I generally like reading Seth Godin’s blog. However, this post on the digital music economy isn’t very helpful, in my opinion.
“A study last year conducted by members of PRS for Music, a nonprofit royalty collection agency, found that of the 13 million songs for sale online last year, 10 million never got a single buyer and 80 percent of all revenue came from about 52,000 songs. That’s less than one percent of the songs.”
Yes – 0% of a large number is still 0. But 0.5% of a large number.. is a big number, too.
What I think that article is telling us is that people are only willing to pay for .5% of music available online.

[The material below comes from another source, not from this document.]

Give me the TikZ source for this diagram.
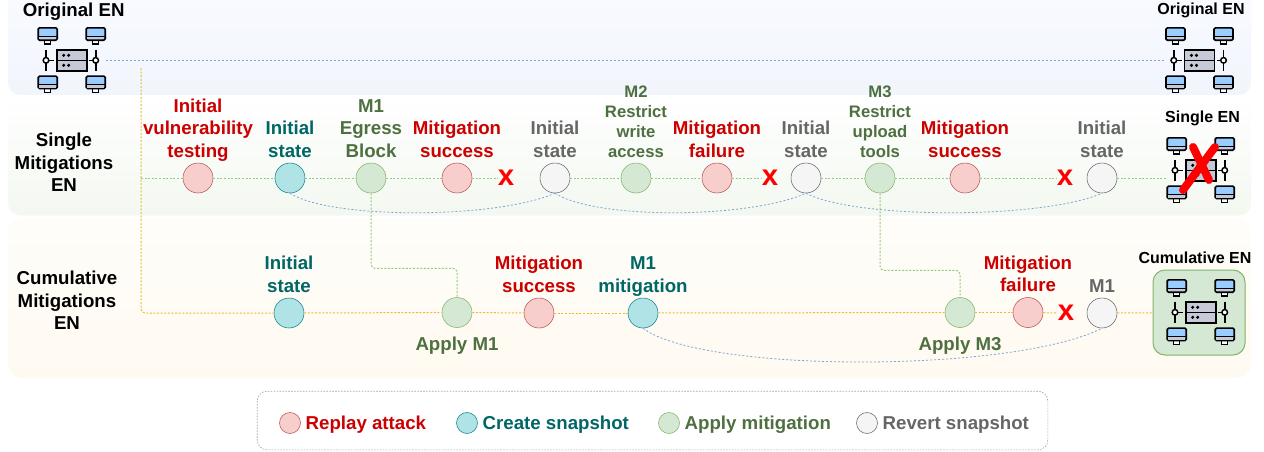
\documentclass[tikz,border=0pt]{standalone}
\usepackage{fontspec}
\setmainfont{Liberation Sans}
\usetikzlibrary{positioning}
\definecolor{replaytxt}{HTML}{CC0000}
\definecolor{snaptxt}{HTML}{006666}
\definecolor{mitigtxt}{HTML}{4E7040}
\definecolor{reverttxt}{HTML}{666666}
\definecolor{screenblue}{HTML}{99CCFF}
\definecolor{rackgray}{HTML}{C6CAD6}
\definecolor{bluelink}{HTML}{7FA3D6}
\definecolor{greenlink}{HTML}{97C97A}
\definecolor{yellowlink}{HTML}{EDBB30}
\tikzset{
      replay dot/.style={circle, inner sep=0pt, minimum size=22.5pt, fill={rgb,255:red,248;green,206;blue,204}, draw={rgb,255:red,184;green,84;blue,80}},
      snap dot/.style={circle, inner sep=0pt, minimum size=22.5pt, fill={rgb,255:red,176;green,227;blue,230}, draw={rgb,255:red,14;green,128;blue,136}},
      mitig dot/.style={circle, inner sep=0pt, minimum size=22.5pt, fill={rgb,255:red,213;green,232;blue,212}, draw={rgb,255:red,130;green,179;blue,102}},
      revert dot/.style={circle, inner sep=0pt, minimum size=22.5pt, fill={rgb,255:red,245;green,245;blue,245}, draw={rgb,255:red,102;green,102;blue,102}},
      small dot/.style={minimum size=15.75pt},
      % labels over the dots
      big label/.style={align=center, inner sep=0pt, text depth=3.75pt, font=\fontsize{14}{17}\selectfont\bfseries},
      mid label/.style={align=center, inner sep=0pt, text depth=3.75pt, font=\fontsize{12.5}{15}\selectfont\bfseries},
      en label/.style={inner sep=0pt, font=\fontsize{12}{14}\selectfont\bfseries},
      fail mark/.style={inner sep=0pt, text=red, font=\fontsize{22}{22}\selectfont\bfseries},
      icon/.style={inner sep=0pt},
      blue link/.style={draw=bluelink, line width=.6pt, dash pattern=on 1.5pt off 1.5pt},
      green link/.style={draw=greenlink, line width=.75pt, dash pattern=on 1.5pt off 1.2pt},
      yellow link/.style={draw=yellowlink, line width=.75pt, dash pattern=on 1.5pt off 1.2pt},
  	}
\newcommand{\enicon}{\tikz[x=.75pt,y=-.75pt]{
    \foreach \cx/\ty in {-24/-33.3, 24/-33.3, -24/15, 24/15}{
      \draw[line width=1pt, fill=white] (\cx-3,\ty+12) rectangle (\cx+3,\ty+17);
      \draw[line width=1.2pt, fill=screenblue, rounded corners=1pt] (\cx-9.5,\ty+.8) rectangle (\cx+9.5,\ty+13.2);
      \fill[rackgray] (\cx-8.6,\ty+10) rectangle (\cx+8.6,\ty+12.3);
      \draw[line width=.8pt] (\cx-9.5,\ty+9.6) -- (\cx+9.5,\ty+9.6);
    }
    \draw[line width=1.2pt, fill=rackgray] (-15,-10.5) rectangle (15,10.5);
    \draw[line width=1.1pt] (-15,0) -- (15,0);
    \foreach \dx in {-8,-3}{
      \fill (\dx,-5) circle (1.7);
      \fill (\dx,5) circle (1.7);
    }
    \draw[line width=1.2pt] (-25.7,-10.5) -- (-25.7,10.5) (-25.7,0) -- (-18,0);
    \draw[line width=1.2pt] (24,-10.5) -- (24,10.5) (24,0) -- (17,0);
    \draw[line width=1.1pt, fill=white] (-25.7,0) circle (2.8);
    \draw[line width=1.1pt, fill=white] (24,0) circle (2.8);
}}

\begin{document}
\begin{tikzpicture}[x=.75pt, y=-.75pt]
    \useasboundingbox (0,0) rectangle (1264,451);
    % the three bands
    \shade[top color={rgb,255:red,248;green,250;blue,255}, bottom color={rgb,255:red,241;green,245;blue,252}]
        (8,0) -- (1251,0) [rounded corners=9pt] -- (1251,95) -- (8,95) [sharp corners] -- cycle;
    \shade[top color=white, bottom color={rgb,255:red,243;green,248;blue,240}]
        (8,95) -- (1251,95) [rounded corners=9pt] -- (1251,215.5) -- (8,215.5) [sharp corners] -- cycle;
    \shade[top color={rgb,255:red,254;green,253;blue,249}, bottom color={rgb,255:red,255;green,250;blue,241}, rounded corners=11pt]
        (8,218) rectangle (1251,378);

    \node [big label] (title0) at (73.7,12.5) {Original EN};
    \node [icon] (orig0) at (71.7,60) {\enicon};
    \node [en label] (title1) at (1201,10) {Original EN};
    \node [icon] (orig1) at (1199.5,60) {\enicon};
    \node [en label] (title2) at (1202.5,118) {Single EN};
    \node [icon] (single) at (1200.7,170) {\enicon};
    \node [draw={rgb,255:red,130;green,179;blue,102}, fill={rgb,255:red,213;green,232;blue,212}, line width=.75pt, rounded corners=9pt, minimum width=69pt, minimum height=63.75pt, inner sep=0pt] (cumbox) at (1199,312.5) {};
    \node [icon] (cum) at (1200.7,312) {\enicon};
    \node [en label] (title3) at (1195,258) {Cumulative EN};
    \node [big label] (rowA) at (64,165) {Single\\Mitigations\\EN};
    \node [big label] (rowB) at (67,303) {Cumulative\\Mitigations\\EN};

    % single mitigations row
    \node [replay dot] (s1) at (198,178) {};
    \node [snap dot] (s2) at (290,178) {};
    \node [mitig dot] (s3) at (371,178) {};
    \node [replay dot] (s4) at (457,178) {};
    \node [fail mark] (x1) at (506,178) {x};
    \node [revert dot] (s5) at (555,178) {};
    \node [mitig dot] (s6) at (636,178) {};
    \node [replay dot] (s7) at (717,178) {};
    \node [fail mark] (x2) at (770,178) {x};
    \node [revert dot] (s8) at (806,178) {};
    \node [mitig dot] (s9) at (880,178) {};
    \node [replay dot] (s10) at (965,178) {};
    \node [fail mark] (x3) at (1065,178) {x};
    \node [revert dot] (s11) at (1102,178) {};

    \node [big label, text=replaytxt, above=0pt of s1] {Initial\\vulnerability\\testing};
    \node [big label, text=snaptxt, above=0pt of s2] {Initial\\state};
    \node [big label, text=mitigtxt, above=0pt of s3] {M1\\Egress\\Block};
    \node [big label, text=replaytxt, above=0pt of s4] {Mitigation\\success};
    \node [big label, text=reverttxt, above=0pt of s5] {Initial\\state};
    \node [mid label, text=mitigtxt, above=0pt of s6] {M2\\Restrict\\write\\access};
    \node [big label, text=replaytxt, above=0pt of s7] {Mitigation\\failure};
    \node [big label, text=reverttxt, above=0pt of s8] {Initial\\state};
    \node [mid label, text=mitigtxt, above=0pt of s9] {M3\\Restrict\\upload\\tools};
    \node [big label, text=replaytxt, above=0pt of s10] {Mitigation\\success};
    \node [big label, text=reverttxt, above=0pt of s11] {Initial\\state};

    % cumulative row
    \node [snap dot] (c1) at (289,313) {};
    \node [mitig dot] (c2) at (457,312.5) {};
    \node [replay dot] (c3) at (539,313) {};
    \node [snap dot] (c4) at (643,313) {};
    \node [mitig dot] (c5) at (960,312.5) {};
    \node [replay dot] (c6) at (1028,312.5) {};
    \node [fail mark] (x4) at (1066,313) {x};
    \node [revert dot] (c7) at (1102,313) {};

    \node [big label, text=snaptxt, above=0pt of c1] {Initial\\state};
    \node [big label, text=mitigtxt, below=6.5pt of c2] {Apply M1};
    \node [big label, text=replaytxt, above=0pt of c3] {Mitigation\\success};
    \node [big label, text=snaptxt, above=0pt of c4] {M1\\mitigation};
    \node [big label, text=mitigtxt, below=6.5pt of c5] {Apply M3};
    \node [big label, text=replaytxt, above=0pt of c6] {Mitigation\\failure};
    \node [big label, text=reverttxt, above=0pt of c7] {M1};

    \coordinate (tee0) at (141,68);
    \coordinate (tee1) at (141,178);
    \coordinate (tee2) at (141,313);

    \draw[blue link] (orig0) -- (orig1);
    \draw[yellow link, rounded corners=3pt] (tee0) -- (tee2) -- (c1);
    \foreach \a/\b in {tee1/s1, s1/s2, s2/s3, s3/s4, s4/x1, s5/s6, s6/s7, s7/x2, s8/s9, s9/s10, s10/x3}
        \draw[green link] (\a) -- (\b);
    \draw[green link] (s11) -- (single.west |- s11);
    \foreach \a/\b in {c1/c2, c2/c3, c3/c4, c4/c5, c5/c6, c6/x4, c7/cumbox}
        \draw[yellow link] (\a) -- (\b);
    \draw[green link, rounded corners=3pt] (s3.south) -- ++(0,75) -| (c2.north);
    \draw[green link, rounded corners=3pt] (s9.south) -- ++(0,77) -| (c5.north);
    \draw[blue link] (s2.south) .. controls +(40,26) and +(-60,26) .. (s5.south);
    \draw[blue link] (s5.south) .. controls +(40,26) and +(-60,26) .. (s8.south);
    \draw[blue link] (s8.south) .. controls +(50,26) and +(-60,26) .. (s11.south);
    \draw[blue link] (c4.south) .. controls +(60,45) and +(-90,45) .. (c7.south);

    % cross on the single EN icon
    \draw[red, line width=6pt, line cap=round] (1183,190) -- (1215,147);
    \draw[red, line width=6pt, line cap=round] (1193,147) -- (1209,180);

    % legend
    \node [draw=gray!70, dash pattern=on 1.2pt off 1pt, line width=.5pt, rounded corners=7.5pt, minimum width=593pt, minimum height=44pt, inner sep=0pt] (legend) at (652.5,420.5) {};
    \node [replay dot, small dot] (l1) at (290,423) {};
    \node [big label, text depth=0pt, text=replaytxt, right=3.5pt of l1] (t1) {Replay attack};
    \node [snap dot, small dot] (l2) at (467,423) {};
    \node [big label, text depth=0pt, text=snaptxt, right=3.5pt of l2] (t2) {Create snapshot};
    \node [mitig dot, small dot] (l3) at (669,423) {};
    \node [big label, text depth=0pt, text=mitigtxt, right=3.5pt of l3] (t3) {Apply mitigation};
    \node [revert dot, small dot] (l4) at (867,423) {};
    \node [big label, text depth=0pt, text=reverttxt, right=3.5pt of l4] (t4) {Revert snapshot};
\end{tikzpicture}
\end{document}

It speaks nothing to the relative popularity of said music – just to it’s profitability. I legally obtain lots of music. I buy CDs, use iTunes, stream radio, etc.
I also find freely-available songs from artists, and download them from their websites.
Also note – of the 13,000,000 songs available, 10,000,000 never had any purchases made. That means that 3,000,000 of them did – which means there was at least enough interest on some folks’ parts to give it a shot.
I think that means that most people won’t pay for the crap that’s shoved out the doors, and only want the good stuff.
You used to be stuck with 10 songs you didn’t want along with the 2-4 you did off a given album – the article says this means the bad songs were financing the good ones. That’s backwards: it was/is the good ones financing the bad ones. Now that people can get just the ones they want (ie, the good ones), we’re seeing how much of what is produced is really just junk.